| THE PROBLEM |
Nothing outside the lines from the one containing "Reproduce this chart" through the one containing "const H = 509" should be copied, and no pictures either. Copy those lines exactly.

[Begin RECORDS FOR THIS TASK]

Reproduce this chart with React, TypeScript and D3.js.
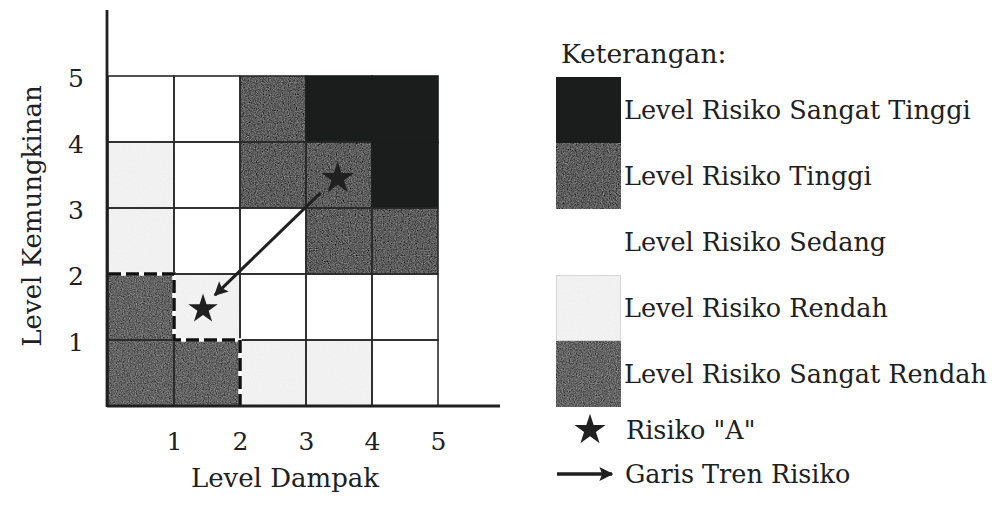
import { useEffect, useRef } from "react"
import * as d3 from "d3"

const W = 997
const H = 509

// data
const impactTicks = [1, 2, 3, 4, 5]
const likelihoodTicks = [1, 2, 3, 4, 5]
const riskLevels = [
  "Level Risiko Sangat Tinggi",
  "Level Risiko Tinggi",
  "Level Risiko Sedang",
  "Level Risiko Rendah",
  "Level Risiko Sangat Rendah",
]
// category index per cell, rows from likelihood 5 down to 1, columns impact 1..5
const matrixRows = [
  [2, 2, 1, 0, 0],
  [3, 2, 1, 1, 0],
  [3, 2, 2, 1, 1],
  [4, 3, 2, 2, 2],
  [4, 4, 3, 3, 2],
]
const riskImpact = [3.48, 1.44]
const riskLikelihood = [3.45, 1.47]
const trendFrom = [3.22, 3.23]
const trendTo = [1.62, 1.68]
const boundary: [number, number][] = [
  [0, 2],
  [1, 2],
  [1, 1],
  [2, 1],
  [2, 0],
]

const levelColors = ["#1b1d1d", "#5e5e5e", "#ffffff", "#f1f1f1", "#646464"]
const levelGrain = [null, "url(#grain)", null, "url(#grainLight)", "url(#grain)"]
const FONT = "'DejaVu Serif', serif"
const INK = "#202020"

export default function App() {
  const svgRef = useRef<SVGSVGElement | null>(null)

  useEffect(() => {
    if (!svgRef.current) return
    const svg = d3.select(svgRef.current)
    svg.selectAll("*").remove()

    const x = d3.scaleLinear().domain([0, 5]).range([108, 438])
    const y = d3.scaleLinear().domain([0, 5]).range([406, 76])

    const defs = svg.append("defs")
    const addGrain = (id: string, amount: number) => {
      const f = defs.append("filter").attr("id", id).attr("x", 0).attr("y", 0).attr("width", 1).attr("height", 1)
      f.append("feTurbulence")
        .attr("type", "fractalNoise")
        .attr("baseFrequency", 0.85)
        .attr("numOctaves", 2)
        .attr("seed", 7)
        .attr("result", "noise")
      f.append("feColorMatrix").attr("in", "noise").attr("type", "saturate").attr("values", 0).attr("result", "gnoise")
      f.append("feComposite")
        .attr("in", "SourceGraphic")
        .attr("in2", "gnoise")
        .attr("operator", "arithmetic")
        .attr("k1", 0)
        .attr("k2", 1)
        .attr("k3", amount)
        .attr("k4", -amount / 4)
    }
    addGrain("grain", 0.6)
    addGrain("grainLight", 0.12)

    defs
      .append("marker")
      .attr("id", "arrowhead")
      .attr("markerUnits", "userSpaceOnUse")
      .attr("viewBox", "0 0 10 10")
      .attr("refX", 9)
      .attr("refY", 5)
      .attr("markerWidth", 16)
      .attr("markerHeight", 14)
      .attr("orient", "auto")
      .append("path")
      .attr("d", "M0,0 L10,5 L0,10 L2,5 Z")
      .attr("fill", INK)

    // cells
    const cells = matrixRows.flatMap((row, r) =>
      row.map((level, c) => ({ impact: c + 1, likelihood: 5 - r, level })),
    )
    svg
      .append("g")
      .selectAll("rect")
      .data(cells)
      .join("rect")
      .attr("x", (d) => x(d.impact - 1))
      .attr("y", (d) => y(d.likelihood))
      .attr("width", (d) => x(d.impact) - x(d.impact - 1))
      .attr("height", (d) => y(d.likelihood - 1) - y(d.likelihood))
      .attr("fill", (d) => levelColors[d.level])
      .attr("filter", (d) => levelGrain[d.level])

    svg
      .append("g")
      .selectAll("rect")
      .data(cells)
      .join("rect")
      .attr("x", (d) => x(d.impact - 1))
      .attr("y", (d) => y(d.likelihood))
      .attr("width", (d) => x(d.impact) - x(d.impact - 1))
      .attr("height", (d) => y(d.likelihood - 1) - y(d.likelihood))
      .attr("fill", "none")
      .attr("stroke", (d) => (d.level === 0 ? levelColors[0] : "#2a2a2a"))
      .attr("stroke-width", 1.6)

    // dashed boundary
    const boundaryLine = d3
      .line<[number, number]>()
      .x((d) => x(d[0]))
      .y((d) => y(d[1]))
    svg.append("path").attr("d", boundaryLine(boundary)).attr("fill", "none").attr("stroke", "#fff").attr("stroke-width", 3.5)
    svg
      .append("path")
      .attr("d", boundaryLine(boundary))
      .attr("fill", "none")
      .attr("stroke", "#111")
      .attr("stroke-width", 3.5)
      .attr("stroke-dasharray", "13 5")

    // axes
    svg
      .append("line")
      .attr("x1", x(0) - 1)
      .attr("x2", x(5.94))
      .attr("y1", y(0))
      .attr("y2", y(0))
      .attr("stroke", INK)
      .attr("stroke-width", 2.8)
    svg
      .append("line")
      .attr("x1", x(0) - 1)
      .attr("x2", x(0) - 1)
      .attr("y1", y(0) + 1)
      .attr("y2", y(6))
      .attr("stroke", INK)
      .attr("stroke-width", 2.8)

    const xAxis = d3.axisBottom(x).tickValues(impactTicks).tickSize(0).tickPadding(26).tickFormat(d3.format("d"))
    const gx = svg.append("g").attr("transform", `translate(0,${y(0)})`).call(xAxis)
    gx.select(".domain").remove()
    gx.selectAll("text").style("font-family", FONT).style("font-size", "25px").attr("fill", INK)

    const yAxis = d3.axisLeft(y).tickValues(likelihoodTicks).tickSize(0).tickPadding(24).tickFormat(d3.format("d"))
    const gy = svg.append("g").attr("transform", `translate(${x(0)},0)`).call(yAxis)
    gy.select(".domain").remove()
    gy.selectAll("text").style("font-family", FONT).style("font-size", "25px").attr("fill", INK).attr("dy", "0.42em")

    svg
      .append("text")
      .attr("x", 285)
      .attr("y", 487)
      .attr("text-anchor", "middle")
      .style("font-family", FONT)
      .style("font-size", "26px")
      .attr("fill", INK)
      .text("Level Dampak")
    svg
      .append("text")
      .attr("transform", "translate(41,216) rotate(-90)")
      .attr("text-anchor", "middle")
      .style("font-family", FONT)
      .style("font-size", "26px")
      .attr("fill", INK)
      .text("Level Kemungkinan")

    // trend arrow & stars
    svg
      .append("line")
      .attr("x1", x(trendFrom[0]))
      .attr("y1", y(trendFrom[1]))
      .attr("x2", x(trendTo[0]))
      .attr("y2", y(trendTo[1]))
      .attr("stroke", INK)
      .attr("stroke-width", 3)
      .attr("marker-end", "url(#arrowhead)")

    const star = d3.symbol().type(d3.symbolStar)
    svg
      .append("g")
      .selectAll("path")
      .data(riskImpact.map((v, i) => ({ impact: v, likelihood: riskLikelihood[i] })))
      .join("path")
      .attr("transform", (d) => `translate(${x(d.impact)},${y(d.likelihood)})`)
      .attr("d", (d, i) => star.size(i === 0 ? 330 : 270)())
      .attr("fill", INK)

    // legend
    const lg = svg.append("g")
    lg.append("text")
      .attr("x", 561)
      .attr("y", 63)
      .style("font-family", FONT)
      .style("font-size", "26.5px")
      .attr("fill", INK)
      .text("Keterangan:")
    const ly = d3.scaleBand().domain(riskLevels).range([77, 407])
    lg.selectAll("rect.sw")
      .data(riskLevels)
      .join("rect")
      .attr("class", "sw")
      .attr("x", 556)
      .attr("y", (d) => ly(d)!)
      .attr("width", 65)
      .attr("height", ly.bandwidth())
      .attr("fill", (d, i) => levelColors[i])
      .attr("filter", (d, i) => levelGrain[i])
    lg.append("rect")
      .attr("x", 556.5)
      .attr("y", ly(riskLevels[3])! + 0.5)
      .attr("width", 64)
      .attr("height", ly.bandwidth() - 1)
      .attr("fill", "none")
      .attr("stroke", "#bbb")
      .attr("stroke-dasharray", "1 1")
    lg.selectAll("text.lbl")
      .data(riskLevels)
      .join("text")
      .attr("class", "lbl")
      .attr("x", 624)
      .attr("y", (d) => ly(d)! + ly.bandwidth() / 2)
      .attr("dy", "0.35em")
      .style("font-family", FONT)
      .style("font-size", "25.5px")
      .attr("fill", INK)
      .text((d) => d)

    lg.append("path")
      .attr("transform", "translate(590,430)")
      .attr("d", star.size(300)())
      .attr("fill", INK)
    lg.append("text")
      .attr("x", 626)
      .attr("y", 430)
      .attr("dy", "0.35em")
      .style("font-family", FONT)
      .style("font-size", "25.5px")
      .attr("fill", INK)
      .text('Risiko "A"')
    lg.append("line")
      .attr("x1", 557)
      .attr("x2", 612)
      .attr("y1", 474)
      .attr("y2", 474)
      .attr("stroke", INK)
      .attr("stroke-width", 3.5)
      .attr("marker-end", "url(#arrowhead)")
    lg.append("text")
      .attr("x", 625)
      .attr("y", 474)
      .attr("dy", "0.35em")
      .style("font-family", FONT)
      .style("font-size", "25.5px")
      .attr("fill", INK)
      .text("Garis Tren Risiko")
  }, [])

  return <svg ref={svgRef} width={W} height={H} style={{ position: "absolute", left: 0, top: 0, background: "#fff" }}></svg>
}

[End RECORDS FOR THIS TASK]
[Begin RECORDS FOR THIS TASK]

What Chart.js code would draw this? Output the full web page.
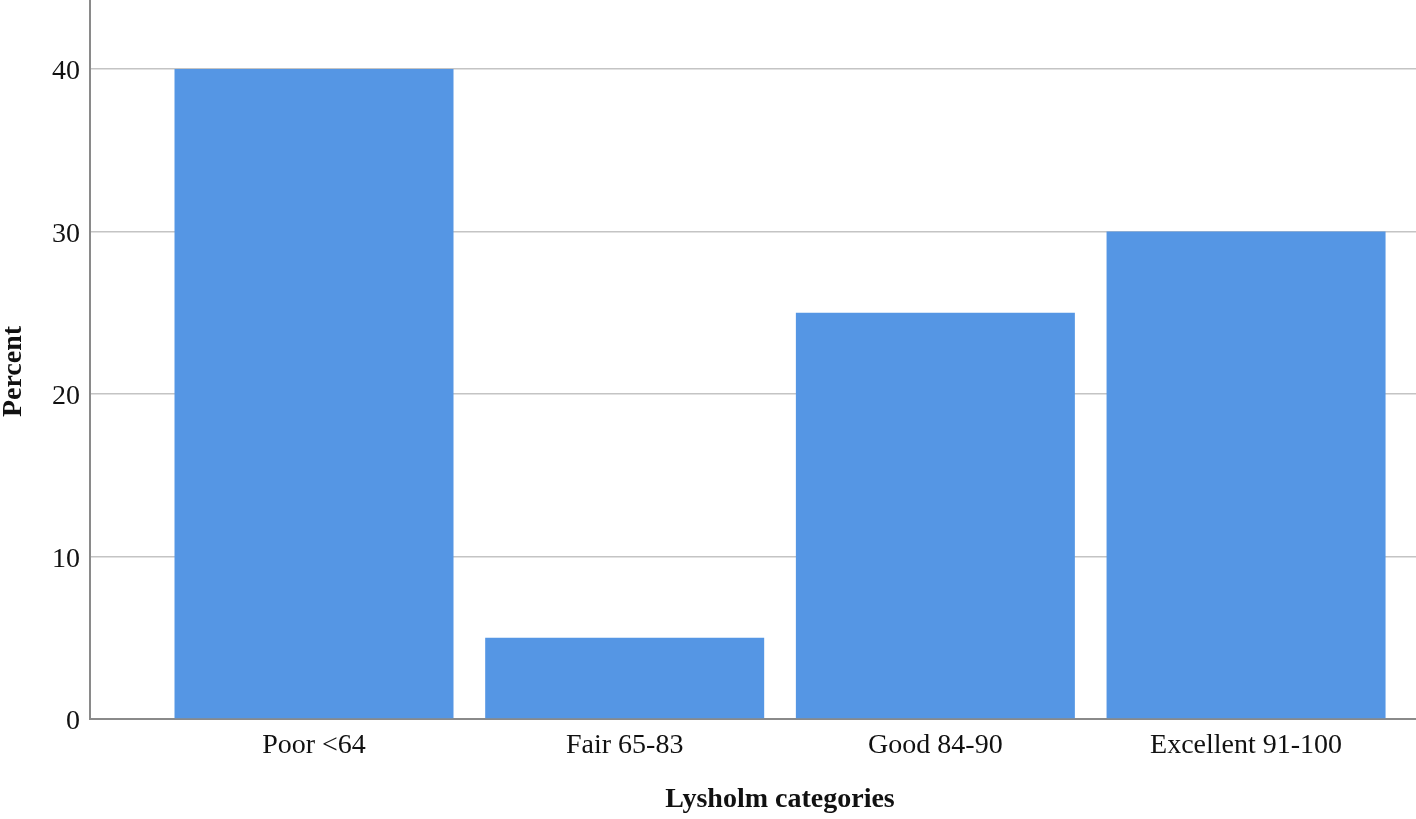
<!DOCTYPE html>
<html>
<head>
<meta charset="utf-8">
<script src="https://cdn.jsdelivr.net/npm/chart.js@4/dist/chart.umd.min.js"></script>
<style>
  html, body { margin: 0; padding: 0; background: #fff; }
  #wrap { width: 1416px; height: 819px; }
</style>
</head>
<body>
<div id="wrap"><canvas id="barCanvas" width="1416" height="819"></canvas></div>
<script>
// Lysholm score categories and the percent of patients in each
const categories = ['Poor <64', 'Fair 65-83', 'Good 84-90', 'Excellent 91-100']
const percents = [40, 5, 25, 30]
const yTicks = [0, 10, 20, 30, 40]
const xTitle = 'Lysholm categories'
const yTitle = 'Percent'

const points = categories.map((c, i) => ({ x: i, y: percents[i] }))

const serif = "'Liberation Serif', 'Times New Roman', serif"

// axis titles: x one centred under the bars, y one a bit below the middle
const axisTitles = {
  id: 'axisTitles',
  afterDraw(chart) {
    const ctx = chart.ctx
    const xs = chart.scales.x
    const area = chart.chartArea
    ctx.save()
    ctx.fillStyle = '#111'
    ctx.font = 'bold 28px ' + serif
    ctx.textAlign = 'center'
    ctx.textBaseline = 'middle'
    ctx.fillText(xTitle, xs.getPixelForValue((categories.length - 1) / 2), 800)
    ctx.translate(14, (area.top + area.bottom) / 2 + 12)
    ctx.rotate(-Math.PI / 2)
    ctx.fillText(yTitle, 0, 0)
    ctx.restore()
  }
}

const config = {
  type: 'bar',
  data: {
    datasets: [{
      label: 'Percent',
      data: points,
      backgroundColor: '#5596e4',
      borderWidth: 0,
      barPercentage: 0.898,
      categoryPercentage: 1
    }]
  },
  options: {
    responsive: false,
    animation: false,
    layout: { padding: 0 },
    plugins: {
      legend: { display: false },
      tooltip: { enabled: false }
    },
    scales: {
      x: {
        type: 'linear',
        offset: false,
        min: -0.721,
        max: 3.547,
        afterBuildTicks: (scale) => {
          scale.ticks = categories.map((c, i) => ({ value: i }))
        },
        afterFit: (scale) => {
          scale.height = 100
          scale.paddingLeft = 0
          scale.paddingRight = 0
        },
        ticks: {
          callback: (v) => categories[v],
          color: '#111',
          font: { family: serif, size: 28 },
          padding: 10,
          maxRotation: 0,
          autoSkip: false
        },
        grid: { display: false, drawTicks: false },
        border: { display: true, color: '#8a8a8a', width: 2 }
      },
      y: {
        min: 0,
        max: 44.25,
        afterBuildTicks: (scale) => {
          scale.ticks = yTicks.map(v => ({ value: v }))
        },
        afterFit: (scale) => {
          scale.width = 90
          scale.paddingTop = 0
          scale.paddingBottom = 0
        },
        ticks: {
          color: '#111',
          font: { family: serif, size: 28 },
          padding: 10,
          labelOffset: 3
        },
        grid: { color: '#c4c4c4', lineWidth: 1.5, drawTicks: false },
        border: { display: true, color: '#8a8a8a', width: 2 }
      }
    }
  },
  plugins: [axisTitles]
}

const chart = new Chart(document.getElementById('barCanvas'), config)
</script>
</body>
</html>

[End RECORDS FOR THIS TASK]
[Begin RECORDS FOR THIS TASK]

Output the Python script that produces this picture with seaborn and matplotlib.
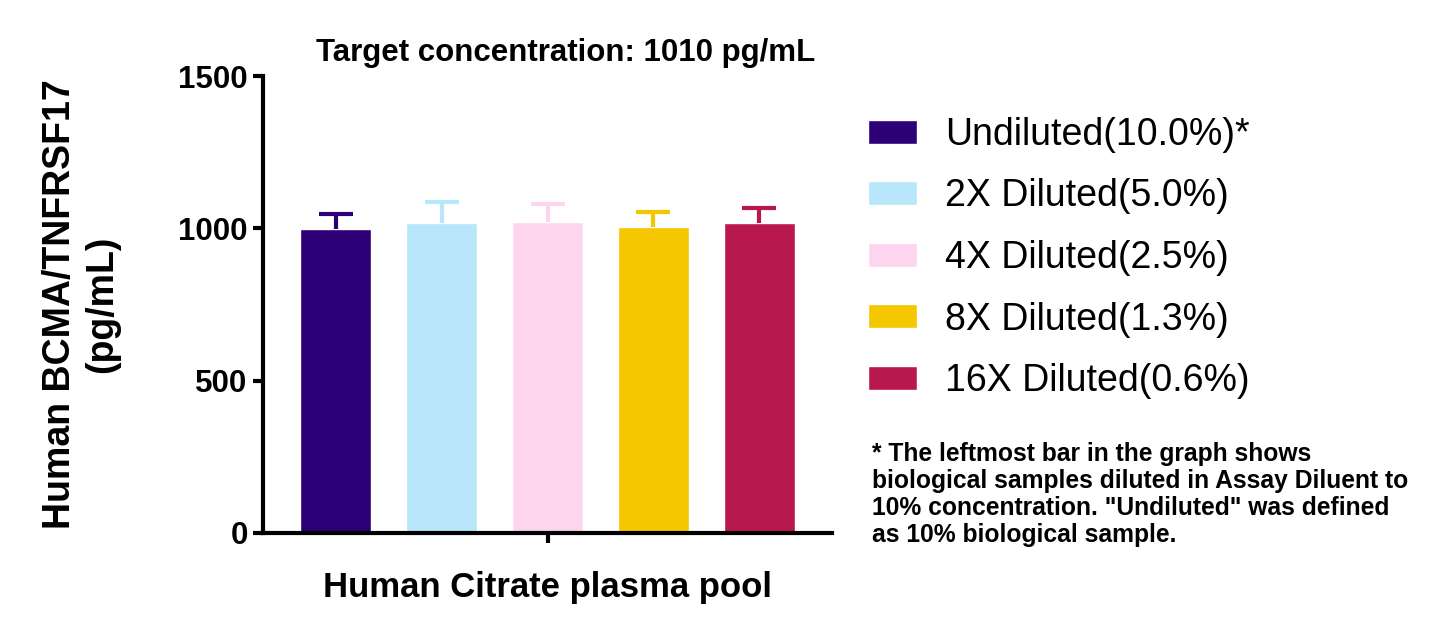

[End RECORDS FOR THIS TASK]

| TASK RESULT |
Reproduce this chart with React, TypeScript and D3.js.
import { useEffect, useRef } from "react"
import * as d3 from "d3"

const W = 997
const H = 509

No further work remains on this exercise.